TASK STATEMENT>
Omit the pictures and output exactly the lines from the start of the entries through the line containing "var axisColor = '#262626';".
----- RECORDS TO PROCESS
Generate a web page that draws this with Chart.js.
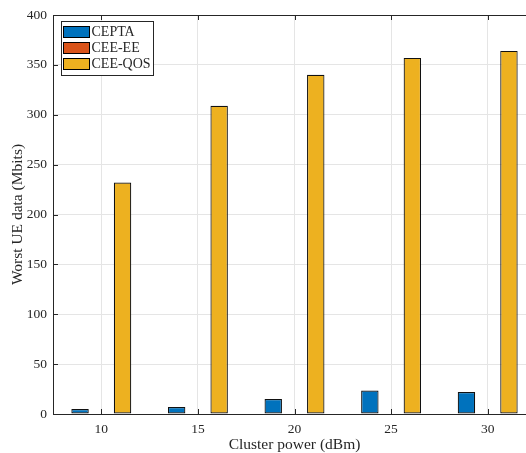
<!DOCTYPE html>
<html lang="en">
<head>
    <meta charset="UTF-8">
    <title>Worst UE data</title>
    <style>
        body {
            margin: 0;
            padding: 0;
            background: #fff;
            overflow: hidden;
        }
        #wrap {
            width: 526px;
            height: 453px;
            overflow: hidden;
        }
        #chart-container {
            width: 536px;
            height: 453px;
        }
    </style>
</head>
<body>
    <div id="wrap">
        <div id="chart-container">
            <canvas id="ueChart"></canvas>
        </div>
    </div>

    <script src="https://cdn.jsdelivr.net/npm/chart.js"></script>
    <script>
        var powers = ['10', '15', '20', '25', '30'];
        var cepta = [5, 7, 15, 23.5, 22];
        var ceeEe = [0, 0, 0, 0, 0];
        var ceeQos = [232, 309, 340, 357, 364];
        var yTicks = [0, 50, 100, 150, 200, 250, 300, 350, 400];

        var serif = '"Liberation Serif", "Times New Roman", serif';
        var axisColor = '#262626';

        // MATLAB-like box, inward ticks and legend drawn inside the axes
        var matlabAxes = {
            id: 'matlabAxes',
            afterDraw: function (chart) {
                var c = chart.ctx;
                var a = chart.chartArea;
                var xs = chart.scales.x, ys = chart.scales.y;
                c.save();
                c.strokeStyle = axisColor;
                c.lineWidth = 1;
                c.beginPath();
                c.moveTo(a.left + 0.5, a.bottom + 0.5);
                c.lineTo(a.left + 0.5, a.top + 0.5);
                c.lineTo(a.right, a.top + 0.5);
                c.moveTo(a.left, a.bottom + 0.5);
                c.lineTo(a.right, a.bottom + 0.5);
                xs.ticks.forEach(function (t, i) {
                    var px = Math.round(xs.getPixelForTick(i)) + 0.5;
                    c.moveTo(px, a.bottom);
                    c.lineTo(px, a.bottom - 5);
                    c.moveTo(px, a.top);
                    c.lineTo(px, a.top + 5);
                });
                ys.ticks.forEach(function (t, i) {
                    var py = Math.round(ys.getPixelForTick(i)) + 0.5;
                    c.moveTo(a.left, py);
                    c.lineTo(a.left + 5, py);
                });
                c.stroke();

                // legend box
                var bx = 61.5, by = 21.5, bw = 92, bh = 54;
                c.fillStyle = '#fff';
                c.fillRect(bx, by, bw, bh);
                c.strokeStyle = axisColor;
                c.strokeRect(bx, by, bw, bh);
                c.font = '14px ' + serif;
                c.textBaseline = 'middle';
                chart.data.datasets.forEach(function (ds, i) {
                    var ry = 26.5 + i * 16;
                    c.fillStyle = ds.backgroundColor;
                    c.fillRect(63.5, ry, 26, 11);
                    c.strokeStyle = '#000';
                    c.strokeRect(63.5, ry, 26, 11);
                    c.fillStyle = axisColor;
                    c.fillText(ds.label, 91.5, ry + 6);
                });
                c.restore();
            }
        };

        var ctx = document.getElementById('ueChart').getContext('2d');
        var ueChart = new Chart(ctx, {
            type: 'bar',
            data: {
                labels: powers,
                datasets: [
                    {
                        label: 'CEPTA',
                        data: cepta,
                        backgroundColor: '#0072BD',
                        borderColor: '#111',
                        borderWidth: 1.2,
                        borderSkipped: false
                    },
                    {
                        label: 'CEE-EE',
                        data: ceeEe,
                        backgroundColor: '#D95319',
                        borderColor: '#111',
                        borderWidth: 1.2,
                        borderSkipped: false
                    },
                    {
                        label: 'CEE-QOS',
                        data: ceeQos,
                        backgroundColor: '#EDB120',
                        borderColor: '#111',
                        borderWidth: 1.2,
                        borderSkipped: false
                    }
                ]
            },
            options: {
                responsive: true,
                maintainAspectRatio: false,
                animation: false,
                categoryPercentage: 0.66,
                barPercentage: 0.82,
                layout: {
                    padding: { top: 15, right: 0, left: 0, bottom: 0 }
                },
                plugins: {
                    legend: { display: false },
                    tooltip: { enabled: false }
                },
                scales: {
                    x: {
                        offset: true,
                        grid: {
                            offset: false,
                            color: '#e5e5e5',
                            drawTicks: false
                        },
                        border: { display: false },
                        ticks: {
                            color: axisColor,
                            font: { family: serif, size: 13.5 },
                            padding: 7,
                            maxRotation: 0
                        },
                        title: {
                            display: true,
                            text: 'Cluster power (dBm)',
                            color: axisColor,
                            font: { family: serif, size: 15.5, lineHeight: 1 },
                            padding: { top: 5, bottom: 0 }
                        },
                        afterFit: function (scale) { scale.height = 39; }
                    },
                    y: {
                        min: 0,
                        max: 400,
                        afterBuildTicks: function (scale) {
                            scale.ticks = yTicks.map(function (v) { return { value: v }; });
                        },
                        grid: {
                            color: '#e5e5e5',
                            drawTicks: false
                        },
                        border: { display: false },
                        ticks: {
                            color: axisColor,
                            font: { family: serif, size: 13.5 },
                            padding: 6
                        },
                        title: {
                            display: true,
                            text: 'Worst UE data (Mbits)',
                            color: axisColor,
                            font: { family: serif, size: 15.5, lineHeight: 1 },
                            padding: { top: 10, bottom: 0 }
                        },
                        afterFit: function (scale) { scale.width = 53; }
                    }
                }
            },
            plugins: [matlabAxes]
        });
    </script>
</body>
</html>
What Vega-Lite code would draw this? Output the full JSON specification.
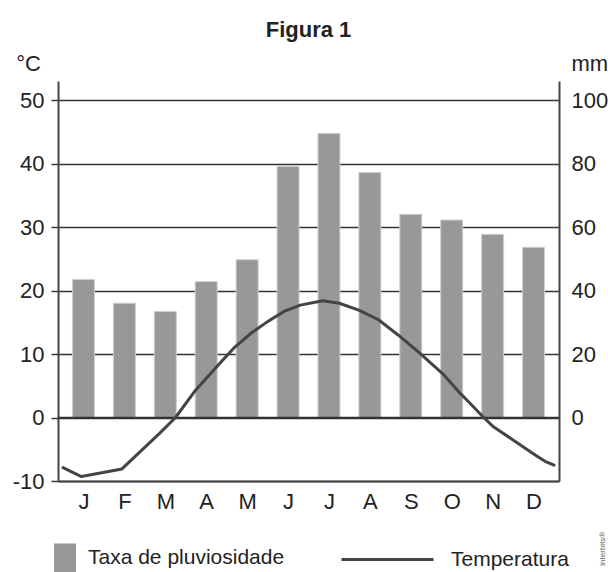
{
  "$schema": "https://vega.github.io/schema/vega-lite/v6.json",
  "width": 501,
  "height": 400,
  "autosize": {"type": "none"},
  "padding": {"left": 58, "top": 81, "right": 49, "bottom": 91},
  "background": "white",
  "title": {"text": "Figura 1", "fontSize": 22, "fontWeight": "bold", "font": "Liberation Sans", "color": "#222", "anchor": "middle", "frame": "group", "offset": 10},
  "config": {
    "view": {"stroke": null},
    "font": "Liberation Sans",
    "axis": {"labelFont": "Liberation Sans", "titleFont": "Liberation Sans"},
    "legend": {"labelFont": "Liberation Sans"}
  },
  "datasets": {
    "rain": [
      {"m": "J", "t": 0.5, "mm": 43.5, "s": "Taxa de pluviosidade"},
      {"m": "F", "t": 1.5, "mm": 36.0, "s": "Taxa de pluviosidade"},
      {"m": "M", "t": 2.5, "mm": 33.4, "s": "Taxa de pluviosidade"},
      {"m": "A", "t": 3.5, "mm": 42.8, "s": "Taxa de pluviosidade"},
      {"m": "M", "t": 4.5, "mm": 49.7, "s": "Taxa de pluviosidade"},
      {"m": "J", "t": 5.5, "mm": 79.1, "s": "Taxa de pluviosidade"},
      {"m": "J", "t": 6.5, "mm": 89.5, "s": "Taxa de pluviosidade"},
      {"m": "A", "t": 7.5, "mm": 77.2, "s": "Taxa de pluviosidade"},
      {"m": "S", "t": 8.5, "mm": 64.0, "s": "Taxa de pluviosidade"},
      {"m": "O", "t": 9.5, "mm": 62.2, "s": "Taxa de pluviosidade"},
      {"m": "N", "t": 10.5, "mm": 57.7, "s": "Taxa de pluviosidade"},
      {"m": "D", "t": 11.5, "mm": 53.6, "s": "Taxa de pluviosidade"}
    ],
    "temp": [
      {"t": 0.0, "temp": -7.9, "s": "Temperatura"},
      {"t": 0.45, "temp": -9.3, "s": "Temperatura"},
      {"t": 1.44, "temp": -8.1, "s": "Temperatura"},
      {"t": 2.36, "temp": -2.5, "s": "Temperatura"},
      {"t": 2.75, "temp": 0.0, "s": "Temperatura"},
      {"t": 3.24, "temp": 4.3, "s": "Temperatura"},
      {"t": 3.8, "temp": 8.3, "s": "Temperatura"},
      {"t": 4.2, "temp": 11.1, "s": "Temperatura"},
      {"t": 4.6, "temp": 13.3, "s": "Temperatura"},
      {"t": 5.0, "temp": 15.1, "s": "Temperatura"},
      {"t": 5.4, "temp": 16.7, "s": "Temperatura"},
      {"t": 5.8, "temp": 17.7, "s": "Temperatura"},
      {"t": 6.35, "temp": 18.4, "s": "Temperatura"},
      {"t": 6.75, "temp": 18.0, "s": "Temperatura"},
      {"t": 7.23, "temp": 16.9, "s": "Temperatura"},
      {"t": 7.71, "temp": 15.4, "s": "Temperatura"},
      {"t": 8.19, "temp": 13.0, "s": "Temperatura"},
      {"t": 8.67, "temp": 10.4, "s": "Temperatura"},
      {"t": 9.31, "temp": 6.7, "s": "Temperatura"},
      {"t": 9.71, "temp": 3.8, "s": "Temperatura"},
      {"t": 10.03, "temp": 1.7, "s": "Temperatura"},
      {"t": 10.28, "temp": 0.0, "s": "Temperatura"},
      {"t": 10.51, "temp": -1.4, "s": "Temperatura"},
      {"t": 10.99, "temp": -3.5, "s": "Temperatura"},
      {"t": 11.54, "temp": -5.9, "s": "Temperatura"},
      {"t": 11.78, "temp": -6.9, "s": "Temperatura"},
      {"t": 12.0, "temp": -7.5, "s": "Temperatura"}
    ]
  },
  "layer": [
    {
      "data": {"name": "temp"},
      "mark": {"type": "line", "strokeWidth": 0, "opacity": 0},
      "encoding": {
        "x": {"field": "t", "type": "quantitative", "scale": {"domain": [0, 12], "nice": false, "zero": false},
          "axis": {"values": [0.5, 1.5, 2.5, 3.5, 4.5, 5.5, 6.5, 7.5, 8.5, 9.5, 10.5, 11.5],
            "labelExpr": "['J','F','M','A','M','J','J','A','S','O','N','D'][floor(datum.value)]",
            "ticks": false, "grid": false, "domain": true, "domainColor": "#444", "domainWidth": 2,
            "labelFontSize": 22, "labelColor": "#222", "labelPadding": 10, "labelFlush": false, "title": null}},
        "y": {"field": "temp", "type": "quantitative", "scale": {"domain": [-10, 53], "nice": false, "zero": false},
          "axis": {"orient": "left", "values": [-10, 0, 10, 20, 30, 40, 50], "grid": true, "gridColor": "#333", "gridWidth": 1.5,
            "domainColor": "#444", "domainWidth": 2, "tickColor": "#333", "tickWidth": 1.5, "tickSize": 7, "labelPadding": 7,
            "labelFontSize": 22, "labelColor": "#222", "labelFlush": false, "labelExpr": "'' + datum.value",
            "title": "°C", "titleAngle": 0, "titleX": -30, "titleY": -11, "titleAlign": "center", "titleBaseline": "alphabetic",
            "titleFontSize": 22, "titleFontWeight": "normal", "titleColor": "#222"}}
      }
    },
    {
      "data": {"name": "rain"},
      "mark": {"type": "bar", "width": 22, "stroke": "#cfcfcf", "strokeWidth": 1},
      "encoding": {
        "x": {"field": "t", "type": "quantitative", "scale": {"domain": [0, 12], "nice": false, "zero": false}},
        "y": {"field": "mm", "type": "quantitative", "scale": {"domain": [-20, 106], "nice": false, "zero": false},
          "axis": {"orient": "right", "values": [0, 20, 40, 60, 80, 100], "grid": false, "ticks": false, "tickSize": 0, "labelPadding": 12,
            "domainColor": "#444", "domainWidth": 2, "labelFontSize": 22, "labelColor": "#222", "labelFlush": false,
            "title": "mm", "titleAngle": 0, "titleX": 12, "titleY": -11, "titleAlign": "left", "titleBaseline": "alphabetic",
            "titleFontSize": 22, "titleFontWeight": "normal", "titleColor": "#222"}},
        "y2": {"datum": 0},
        "fill": {"field": "s", "type": "nominal", "scale": {"range": ["#97989a"]},
          "legend": {"orient": "none", "legendX": -4, "legendY": 466, "title": null, "padding": 0,
            "symbolType": "M-1,-1.32H1V1.32H-1Z", "symbolSize": 484, "symbolStrokeWidth": 0, "symbolOpacity": 1,
            "labelFontSize": 21, "labelColor": "#222", "labelOffset": 12, "labelLimit": 400}}
      }
    },
    {
      "data": {"values": [{}]},
      "mark": {"type": "rule", "color": "#333", "strokeWidth": 1.5},
      "encoding": {
        "y": {"datum": 0, "type": "quantitative", "scale": {"domain": [-10, 53], "nice": false, "zero": false}, "axis": null}
      }
    },
    {
      "data": {"name": "temp"},
      "mark": {"type": "line", "strokeWidth": 3, "strokeJoin": "round", "strokeCap": "round"},
      "encoding": {
        "x": {"field": "t", "type": "quantitative", "scale": {"domain": [0, 12], "nice": false, "zero": false}},
        "y": {"field": "temp", "type": "quantitative", "scale": {"domain": [-10, 53], "nice": false, "zero": false}, "axis": null},
        "stroke": {"field": "s", "type": "nominal", "scale": {"range": ["#444444"]},
          "legend": {"orient": "none", "legendX": 282, "legendY": 431, "title": null, "padding": 0,
            "symbolType": "stroke", "symbolSize": 8464, "symbolStrokeWidth": 3,
            "labelFontSize": 21, "labelColor": "#222", "labelOffset": 16, "labelLimit": 400}}
      }
    },
    {
      "data": {"values": [{"t": 13.2, "temp": -20.7, "txt": "Interbits®"}]},
      "mark": {"type": "text", "angle": 270, "fontSize": 8, "color": "#666", "clip": false},
      "encoding": {
        "x": {"field": "t", "type": "quantitative", "scale": {"domain": [0, 12], "nice": false, "zero": false}},
        "y": {"field": "temp", "type": "quantitative", "scale": {"domain": [-10, 53], "nice": false, "zero": false}, "axis": null},
        "text": {"field": "txt"}
      }
    }
  ],
  "resolve": {"scale": {"y": "independent", "stroke": "independent", "fill": "independent"}}
}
----------
ANSWER TO THIS TASK>
Generate a web page that draws this with Chart.js.
<!DOCTYPE html>
<html lang="en">
<head>
    <meta charset="UTF-8">
    <title>Worst UE data</title>
    <style>
        body {
            margin: 0;
            padding: 0;
            background: #fff;
            overflow: hidden;
        }
        #wrap {
            width: 526px;
            height: 453px;
            overflow: hidden;
        }
        #chart-container {
            width: 536px;
            height: 453px;
        }
    </style>
</head>
<body>
    <div id="wrap">
        <div id="chart-container">
            <canvas id="ueChart"></canvas>
        </div>
    </div>

    <script src="https://cdn.jsdelivr.net/npm/chart.js"></script>
    <script>
        var powers = ['10', '15', '20', '25', '30'];
        var cepta = [5, 7, 15, 23.5, 22];
        var ceeEe = [0, 0, 0, 0, 0];
        var ceeQos = [232, 309, 340, 357, 364];
        var yTicks = [0, 50, 100, 150, 200, 250, 300, 350, 400];

        var serif = '"Liberation Serif", "Times New Roman", serif';
        var axisColor = '#262626';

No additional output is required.